For "how a monochromatic light can slow down in a medium": a monochromatic light has infinite extension in time. Thus, it does not really "slow down"; the light has been there and will remain there for all times. Quoting Sommerfeld: "In order to be able to say something about the propagation, we must, instead, have a limited wave motion: nothing until a certain moment in time, then, for instance, a series of regular sine waves, which stop after a certain time or which continue indefinitely."

I think a major difficulty in answering this type of questions is in agreeing on what is meant by the speed of light, or of a wave more generally. For instance, Sommerfeld shows that the first light emerging from a medium, any dispersive medium, does so at exactly the speed of light in a vacuum $c$. He says "We will show here that the wave front velocity is always identical with the velocity of light in vacuum, $c$, irrespective of whether the material is normally or anomalously dispersive, whether it is transparent or opaque, [...]".

The proof given is a bit (only a bit) mathy and based on integrals in the complex plane. However, Sommerfeld (inspired by Voigt, it seems) also gives an intuitive mathless explanation of why it is so: "When the wave front of our signal makes its way through the optical medium, it finds the particles which are capable of oscillating originally at rest, [...]. Originally, therefore, the medium seems optically empty, only after the particles are set into motion, can they influence the phase and form of the light waves. The propagation of the wavefront, however, proceeds undisturbed with the velocity of light in vacuum [...]."

But the wavefront carries so little energy with it and it would seem more reasonable to attach the "speed" to the bulk of the signal rather than to its "forerunners". Brillouin (same book, chapter 3) then proves that the bulk of the signal arrives later often at (but not always) the group velocity using more involved integration techniques (namely, saddle-point method). Brillouin says (his emphasis) "Thus, it is seen that at that moment when the path of integration reaches the pole, the intensity of the oscillation increases very rapidly [...]. This moment, marking the arrival of the signal, permits one to define a signal velocity. This velocity will be shown to be equal to the group velocity, if [...]." So the wave was there already, but now it intensified.
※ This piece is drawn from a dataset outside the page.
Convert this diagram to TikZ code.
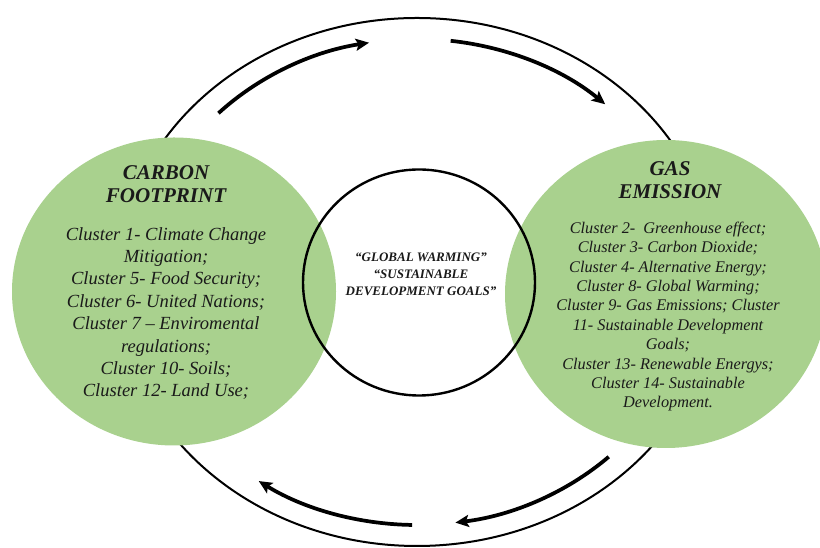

If you are a fan of mechanical analogies (I am), here is a simple way of putting things (although, clearly, far from the rigor of Sommerfeld and Brillouin's methods): Consider a periodic laminate, that is a layering of space with two alternating phases of Young's modulus $E_i$, mass density $\rho_i$ and thickness $a_i$, $i=1,2$ (this could also be a dielectric in which case $E$ and $\rho$ become $\epsilon$ and $\mu$ (or is it the converse? Anyway)). An incident wavefront will propagate at velocity $v_i=\sqrt{E_i/\rho_i}$ in phase $i$ and, after transmission by $2n$ layers, will proceed at approximately the speed $$ c = \frac{x}{t} = \frac{n(a_1+a_2)}{n(a_1/v_1+a_2/v_2)} = \frac{1}{\langle 1/v_i\rangle} $$ where $\langle\rangle$ is an average wieghted by the $a_i$. But direct transmission through $2n$ layers leaves very little energy to that front. The bulk of the signal goes through many more reflections and transmissions (not unlike what happens in the greenhouse effect). To analyze these accurately, we have to make a complete and involved combinatorial account (excuses, I know). One way around that, is to suppose that the bulk of the signal has low frequencies so that the typical wavelength actually spreads over several layers. In that case, the laminate has an "effective" Young's modulus and an "effective" mass density given by $$ E = \frac{1}{\langle 1/E_i\rangle},\quad \rho = \langle\rho_i\rangle. $$ To get the first of these, imagine two springs connected in series. Therefore, such low-frequency signals go at the speed $$ v = \sqrt{E/\rho} $$ and indeed we have $v\leq c$ because of some well-known inequality (it's always Cauchy-Schwarz).

All in all, a wavefront goes at the one speed (the maximum speed) allowed in a given medium. All other things follow and therefore are somewhat slower. In that sense, there isn't much to prove.